**Raw data**
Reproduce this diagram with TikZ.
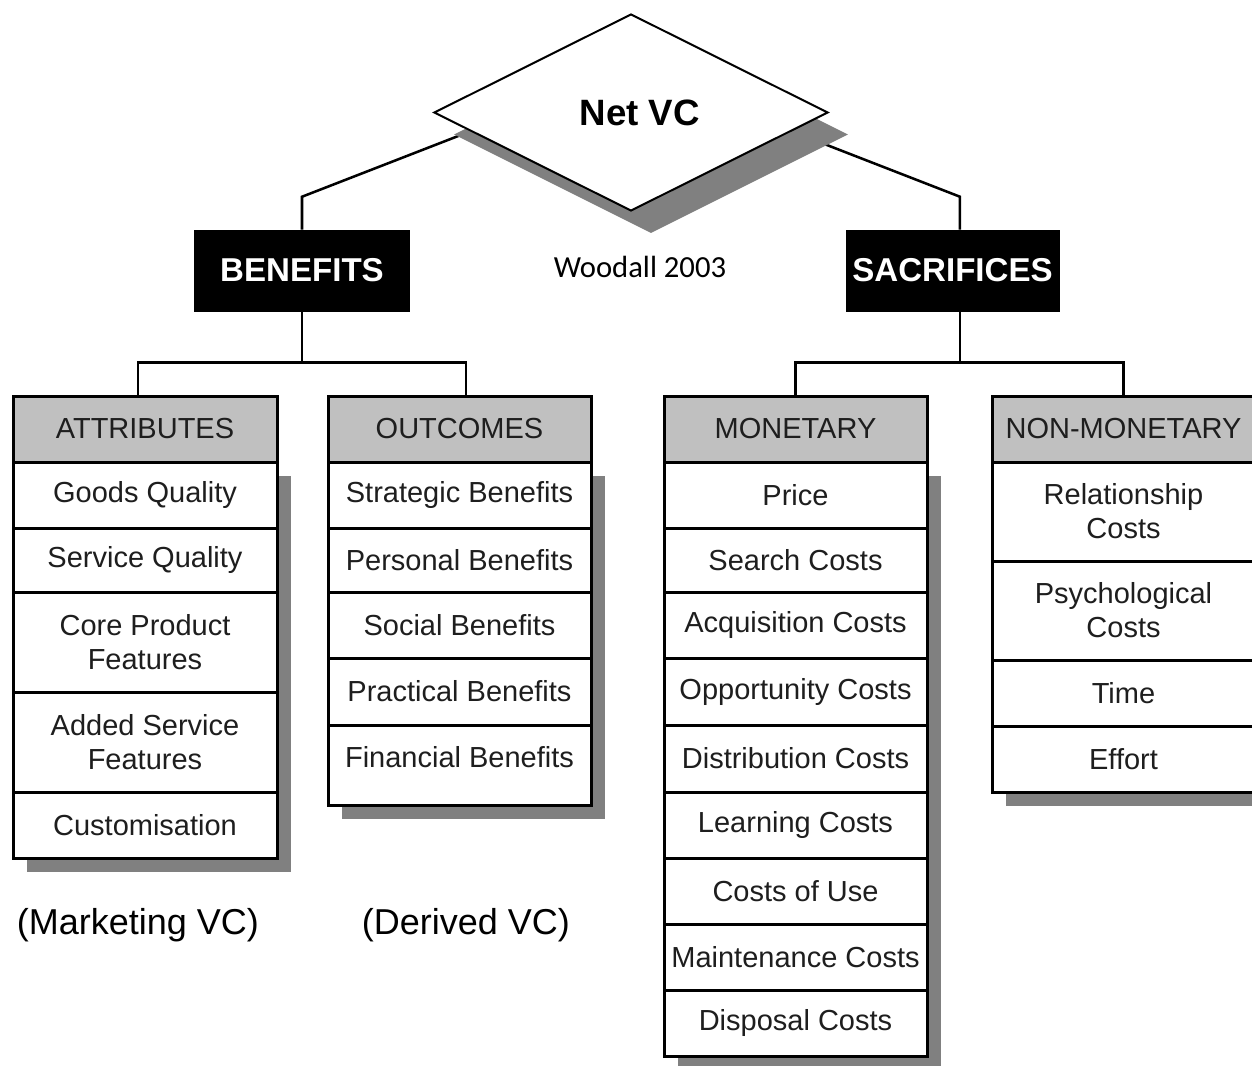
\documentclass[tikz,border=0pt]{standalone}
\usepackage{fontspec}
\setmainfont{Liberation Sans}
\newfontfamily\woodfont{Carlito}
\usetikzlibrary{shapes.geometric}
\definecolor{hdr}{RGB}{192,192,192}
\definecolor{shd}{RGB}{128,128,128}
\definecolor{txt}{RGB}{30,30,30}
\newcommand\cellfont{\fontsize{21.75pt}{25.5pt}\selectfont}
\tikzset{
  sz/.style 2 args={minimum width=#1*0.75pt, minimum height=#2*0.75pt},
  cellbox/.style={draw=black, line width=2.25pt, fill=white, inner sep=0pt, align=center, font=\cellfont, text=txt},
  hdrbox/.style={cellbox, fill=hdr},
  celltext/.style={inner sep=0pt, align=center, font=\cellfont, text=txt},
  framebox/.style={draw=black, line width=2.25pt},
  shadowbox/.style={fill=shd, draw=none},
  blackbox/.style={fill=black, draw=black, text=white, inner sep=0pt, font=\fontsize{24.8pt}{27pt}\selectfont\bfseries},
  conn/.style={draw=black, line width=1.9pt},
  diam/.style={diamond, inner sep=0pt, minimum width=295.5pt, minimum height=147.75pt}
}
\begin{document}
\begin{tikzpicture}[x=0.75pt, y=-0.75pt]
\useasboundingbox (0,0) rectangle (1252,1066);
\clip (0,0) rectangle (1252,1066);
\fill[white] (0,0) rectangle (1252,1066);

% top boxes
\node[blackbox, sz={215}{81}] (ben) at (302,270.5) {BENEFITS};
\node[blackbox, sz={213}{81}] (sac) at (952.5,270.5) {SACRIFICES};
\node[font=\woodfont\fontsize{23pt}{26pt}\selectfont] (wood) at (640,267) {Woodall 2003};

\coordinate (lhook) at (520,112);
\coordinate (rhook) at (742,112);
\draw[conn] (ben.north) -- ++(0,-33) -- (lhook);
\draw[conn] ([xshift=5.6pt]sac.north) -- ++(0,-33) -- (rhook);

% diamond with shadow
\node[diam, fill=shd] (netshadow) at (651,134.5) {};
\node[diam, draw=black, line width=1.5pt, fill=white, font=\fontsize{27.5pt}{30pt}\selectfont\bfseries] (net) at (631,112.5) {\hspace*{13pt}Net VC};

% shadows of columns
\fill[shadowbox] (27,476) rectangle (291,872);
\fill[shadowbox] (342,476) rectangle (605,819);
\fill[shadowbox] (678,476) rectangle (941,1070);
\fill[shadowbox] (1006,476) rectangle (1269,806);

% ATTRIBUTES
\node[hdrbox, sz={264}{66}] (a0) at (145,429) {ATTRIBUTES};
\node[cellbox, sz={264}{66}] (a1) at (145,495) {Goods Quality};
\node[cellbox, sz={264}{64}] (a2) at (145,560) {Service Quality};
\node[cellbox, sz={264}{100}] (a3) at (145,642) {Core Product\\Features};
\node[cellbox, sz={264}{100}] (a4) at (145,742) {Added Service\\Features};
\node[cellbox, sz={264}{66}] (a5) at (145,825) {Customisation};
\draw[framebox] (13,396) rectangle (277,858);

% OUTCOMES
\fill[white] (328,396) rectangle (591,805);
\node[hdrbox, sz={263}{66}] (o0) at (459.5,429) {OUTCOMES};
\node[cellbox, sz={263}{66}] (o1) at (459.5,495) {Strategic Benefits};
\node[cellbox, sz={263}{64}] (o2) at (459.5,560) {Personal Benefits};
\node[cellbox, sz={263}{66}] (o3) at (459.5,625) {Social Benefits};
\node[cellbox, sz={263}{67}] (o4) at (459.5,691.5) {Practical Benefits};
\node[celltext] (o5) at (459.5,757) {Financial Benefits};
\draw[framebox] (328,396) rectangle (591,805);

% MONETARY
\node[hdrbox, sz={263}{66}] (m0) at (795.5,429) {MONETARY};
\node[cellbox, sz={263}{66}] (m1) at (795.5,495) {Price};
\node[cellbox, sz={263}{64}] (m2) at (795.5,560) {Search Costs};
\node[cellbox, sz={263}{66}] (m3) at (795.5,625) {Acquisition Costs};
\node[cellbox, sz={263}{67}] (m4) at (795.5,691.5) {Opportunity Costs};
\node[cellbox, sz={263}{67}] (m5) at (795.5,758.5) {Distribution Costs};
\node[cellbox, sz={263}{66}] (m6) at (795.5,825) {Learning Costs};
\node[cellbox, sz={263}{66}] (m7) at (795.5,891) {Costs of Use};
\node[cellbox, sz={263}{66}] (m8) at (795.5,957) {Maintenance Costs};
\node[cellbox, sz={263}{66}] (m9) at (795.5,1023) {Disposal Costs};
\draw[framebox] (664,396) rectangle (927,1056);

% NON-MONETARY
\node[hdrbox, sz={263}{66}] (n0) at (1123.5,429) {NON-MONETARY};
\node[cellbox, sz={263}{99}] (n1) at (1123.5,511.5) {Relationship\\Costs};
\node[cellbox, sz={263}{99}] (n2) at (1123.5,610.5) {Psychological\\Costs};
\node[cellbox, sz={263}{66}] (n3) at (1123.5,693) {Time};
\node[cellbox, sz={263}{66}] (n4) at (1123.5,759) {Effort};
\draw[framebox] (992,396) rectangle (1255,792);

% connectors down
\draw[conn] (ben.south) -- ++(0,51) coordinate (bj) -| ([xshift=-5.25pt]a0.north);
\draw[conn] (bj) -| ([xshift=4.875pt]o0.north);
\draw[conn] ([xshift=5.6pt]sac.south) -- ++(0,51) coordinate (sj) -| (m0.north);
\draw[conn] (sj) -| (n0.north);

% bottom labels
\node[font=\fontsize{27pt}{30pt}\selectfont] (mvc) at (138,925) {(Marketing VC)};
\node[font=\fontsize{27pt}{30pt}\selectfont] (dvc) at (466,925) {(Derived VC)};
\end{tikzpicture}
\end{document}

**Written instruction**
Extract all the data above exactly, excluding every picture.

**The answer**
Reproduce this diagram with TikZ.
\documentclass[tikz,border=0pt]{standalone}
\usepackage{fontspec}
\setmainfont{Liberation Sans}
\newfontfamily\woodfont{Carlito}
\usetikzlibrary{shapes.geometric}
\definecolor{hdr}{RGB}{192,192,192}
\definecolor{shd}{RGB}{128,128,128}
\definecolor{txt}{RGB}{30,30,30}
\newcommand\cellfont{\fontsize{21.75pt}{25.5pt}\selectfont}
\tikzset{
  sz/.style 2 args={minimum width=#1*0.75pt, minimum height=#2*0.75pt},
  cellbox/.style={draw=black, line width=2.25pt, fill=white, inner sep=0pt, align=center, font=\cellfont, text=txt},
  hdrbox/.style={cellbox, fill=hdr},
  celltext/.style={inner sep=0pt, align=center, font=\cellfont, text=txt},
  framebox/.style={draw=black, line width=2.25pt},
  shadowbox/.style={fill=shd, draw=none},
  blackbox/.style={fill=black, draw=black, text=white, inner sep=0pt, font=\fontsize{24.8pt}{27pt}\selectfont\bfseries},
  conn/.style={draw=black, line width=1.9pt},
  diam/.style={diamond, inner sep=0pt, minimum width=295.5pt, minimum height=147.75pt}
}
\begin{document}
\begin{tikzpicture}[x=0.75pt, y=-0.75pt]
\useasboundingbox (0,0) rectangle (1252,1066);
\clip (0,0) rectangle (1252,1066);
\fill[white] (0,0) rectangle (1252,1066);

% top boxes
\node[blackbox, sz={215}{81}] (ben) at (302,270.5) {BENEFITS};
\node[blackbox, sz={213}{81}] (sac) at (952.5,270.5) {SACRIFICES};
\node[font=\woodfont\fontsize{23pt}{26pt}\selectfont] (wood) at (640,267) {Woodall 2003};

\coordinate (lhook) at (520,112);
\coordinate (rhook) at (742,112);
\draw[conn] (ben.north) -- ++(0,-33) -- (lhook);
\draw[conn] ([xshift=5.6pt]sac.north) -- ++(0,-33) -- (rhook);

% diamond with shadow
\node[diam, fill=shd] (netshadow) at (651,134.5) {};
\node[diam, draw=black, line width=1.5pt, fill=white, font=\fontsize{27.5pt}{30pt}\selectfont\bfseries] (net) at (631,112.5) {\hspace*{13pt}Net VC};

% shadows of columns
\fill[shadowbox] (27,476) rectangle (291,872);
\fill[shadowbox] (342,476) rectangle (605,819);
\fill[shadowbox] (678,476) rectangle (941,1070);
\fill[shadowbox] (1006,476) rectangle (1269,806);

% ATTRIBUTES
\node[hdrbox, sz={264}{66}] (a0) at (145,429) {ATTRIBUTES};
\node[cellbox, sz={264}{66}] (a1) at (145,495) {Goods Quality};
\node[cellbox, sz={264}{64}] (a2) at (145,560) {Service Quality};
\node[cellbox, sz={264}{100}] (a3) at (145,642) {Core Product\\Features};
\node[cellbox, sz={264}{100}] (a4) at (145,742) {Added Service\\Features};
\node[cellbox, sz={264}{66}] (a5) at (145,825) {Customisation};
\draw[framebox] (13,396) rectangle (277,858);

% OUTCOMES
\fill[white] (328,396) rectangle (591,805);
\node[hdrbox, sz={263}{66}] (o0) at (459.5,429) {OUTCOMES};
\node[cellbox, sz={263}{66}] (o1) at (459.5,495) {Strategic Benefits};
\node[cellbox, sz={263}{64}] (o2) at (459.5,560) {Personal Benefits};
\node[cellbox, sz={263}{66}] (o3) at (459.5,625) {Social Benefits};
\node[cellbox, sz={263}{67}] (o4) at (459.5,691.5) {Practical Benefits};
\node[celltext] (o5) at (459.5,757) {Financial Benefits};
\draw[framebox] (328,396) rectangle (591,805);

% MONETARY
\node[hdrbox, sz={263}{66}] (m0) at (795.5,429) {MONETARY};
\node[cellbox, sz={263}{66}] (m1) at (795.5,495) {Price};
\node[cellbox, sz={263}{64}] (m2) at (795.5,560) {Search Costs};
\node[cellbox, sz={263}{66}] (m3) at (795.5,625) {Acquisition Costs};
\node[cellbox, sz={263}{67}] (m4) at (795.5,691.5) {Opportunity Costs};
\node[cellbox, sz={263}{67}] (m5) at (795.5,758.5) {Distribution Costs};
\node[cellbox, sz={263}{66}] (m6) at (795.5,825) {Learning Costs};
\node[cellbox, sz={263}{66}] (m7) at (795.5,891) {Costs of Use};
\node[cellbox, sz={263}{66}] (m8) at (795.5,957) {Maintenance Costs};
\node[cellbox, sz={263}{66}] (m9) at (795.5,1023) {Disposal Costs};
\draw[framebox] (664,396) rectangle (927,1056);

% NON-MONETARY
\node[hdrbox, sz={263}{66}] (n0) at (1123.5,429) {NON-MONETARY};
\node[cellbox, sz={263}{99}] (n1) at (1123.5,511.5) {Relationship\\Costs};
\node[cellbox, sz={263}{99}] (n2) at (1123.5,610.5) {Psychological\\Costs};
\node[cellbox, sz={263}{66}] (n3) at (1123.5,693) {Time};
\node[cellbox, sz={263}{66}] (n4) at (1123.5,759) {Effort};
\draw[framebox] (992,396) rectangle (1255,792);

% connectors down
\draw[conn] (ben.south) -- ++(0,51) coordinate (bj) -| ([xshift=-5.25pt]a0.north);
\draw[conn] (bj) -| ([xshift=4.875pt]o0.north);
\draw[conn] ([xshift=5.6pt]sac.south) -- ++(0,51) coordinate (sj) -| (m0.north);
\draw[conn] (sj) -| (n0.north);

% bottom labels
\node[font=\fontsize{27pt}{30pt}\selectfont] (mvc) at (138,925) {(Marketing VC)};
\node[font=\fontsize{27pt}{30pt}\selectfont] (dvc) at (466,925) {(Derived VC)};
\end{tikzpicture}
\end{document}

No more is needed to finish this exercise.